Так и было | страница 37



— Этот не жилец.

— Как это не жилец? Почему? — не захотел поверить мальчишка.

— Выживают те, кому операцию сразу сделают, кровь остановят да в теплую постельку уложат, а со жгутами столько времени...

— С какими еще жгутами? — не дал договорить председателю Гришка.

— Выше раны ногу или руку туго перевязывают, чтобы кровь не текла. Слышал я, часа три этот жгут держать можно, потом все, конец.

В этот вечер Гришка долго не мог уснуть и все твердил про себя: «Останься живым, пусть не убьют тебя немцы, доберись до своих, и тебя спасут, не могут не вылечить такого человека». Мучился, что никогда не узнает, уцелеет безногий или умрет, как думал дед Никифор, и спал плохо. Мать несколько раз толкала под бок:

— Что кричишь, будто тебя режут?

Отговаривался:

— Не знаю.
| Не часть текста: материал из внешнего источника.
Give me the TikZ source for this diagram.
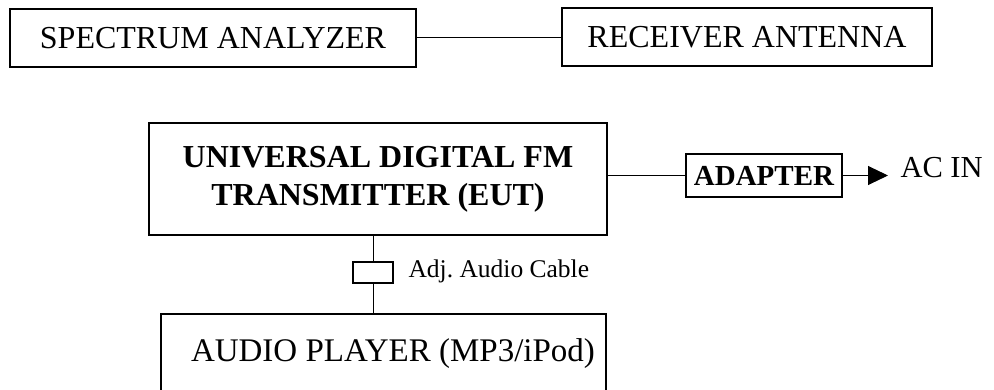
\documentclass[tikz,border=0pt]{standalone}
\usepackage{fontspec}
\setmainfont{Liberation Serif}
\usetikzlibrary{arrows.meta}
\frenchspacing

\begin{document}
\begin{tikzpicture}[x=1pt,y=-1pt,line width=1pt,
  blk/.style={draw, line width=1.3pt, inner sep=0pt, align=center},
  big/.style={font=\fontsize{32}{38}\selectfont},
  bigbf/.style={font=\fontsize{32}{38}\selectfont\bfseries}]
%\draw [help lines] (0,0) grid (994,390);
\clip (0,0) rectangle (994,390);
\node [blk, big, minimum width=406pt, minimum height=58pt] (spec) at (213,38) {SPECTRUM ANALYZER};
\node [blk, big, minimum width=370pt, minimum height=58pt] (recv) at (747,37) {RECEIVER ANTENNA};
\draw (spec.east) -- (spec.east -| recv.west);
\node [blk, bigbf, minimum width=458pt, minimum height=112pt] (eut) at (378,179) {UNIVERSAL DIGITAL FM\\TRANSMITTER (EUT)};
\node [blk, font=\fontsize{29}{34}\selectfont\bfseries, minimum width=156pt, minimum height=43pt] (adapter) at (764,175.5) {ADAPTER};
\draw (adapter.west) -- (adapter.west -| eut.east);
\node [anchor=base west, inner sep=0pt, font=\fontsize{30.5}{36}\selectfont] (acin) at (900,178) {AC IN};
\draw [-{Triangle[length=20pt,width=19pt]}, shorten >=12pt] (adapter.east) -- (adapter.east -| acin.west);
\node [blk, minimum width=40pt, minimum height=21pt] (jack) at (373,272.5) {};
\node [anchor=base west, inner sep=0pt, font=\fontsize{25.5}{30}\selectfont] (cable) at (408,278) {Adj. Audio Cable};
\node [blk, font=\fontsize{33}{38}\selectfont, minimum height=80pt, inner xsep=11pt, text width=423pt, align=flush right] (audio) at (383.5,354) {AUDIO PLAYER (MP3/iPod)};
\draw (jack.north) -- (jack.north |- eut.south);
\draw (jack.south) -- (jack.south |- audio.north);
\end{tikzpicture}
\end{document}
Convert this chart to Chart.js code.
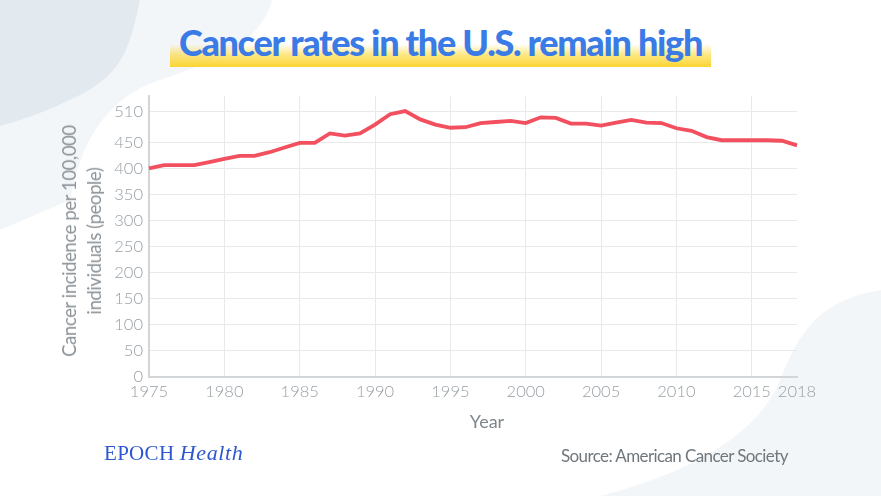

Сон, видно, страшный приснился, — а какой, не говорил.

Испорченный кинжалом эсэсовца шлем он от нее утаил, деда Никифора попросил ни о чем не рассказывать, чтобы меньше было разговоров, когда снова соберется в Валышево за сухарями.

А снился ему всю ночь безногий красноармеец.

9. Гибель председателя, смерть Миши

В Дедовой Луке и окрестных деревнях продолжал свирепствовать тиф. И не одна мать, многие удивлялись, почему он так разгулялся в тылу, а в Валышево, на самой, можно сказать, передовой, никаких болезней не было, и шутили: «Тиф не дурак, под пули и снаряды лезть не хочет».

Чтобы избежать эпидемии, мать решила возвратиться домой, но недалеко от Валышево их остановили и приказали идти назад.

Во время сильных боев на берегу Полисти фашисты построили запасную линию обороны с огневыми точками, окопами и землянками. В одну из них мать решила зайти погреться. Растопили печку, разомлели и остались ночевать, а утром заболела Галюшка. Второй слегла Люся, за ней Настя и Нина. Занемог и Гришка.

По дымку из трубы немцы определили, что в землянке кто-то живет. Прискакал патруль. В дверь просунулся немец. Мать, а болезнь начала донимать и ее, подняла голову и тихо сказала:

— Тиф у нас. Тиф. Хочешь, так стреляй.

Так и сказала в отчаянии, не заботясь, как отнесется к ее словам фашист и что сделает. Он окинул взглядом лежащих, задержал его на Гришке — не партизан ли, и попятился. Слово «тиф» немцы знали хорошо и больше не приходили — эти русские обречены.

Они и на самом деле были обречены, но каким-то чудом выжили, стали поправляться. Первой пересилила себя и поднялась мать. За ней встал Гришка и скоро, на этот раз по разрешению матери, пошел в Валышево за сухарями.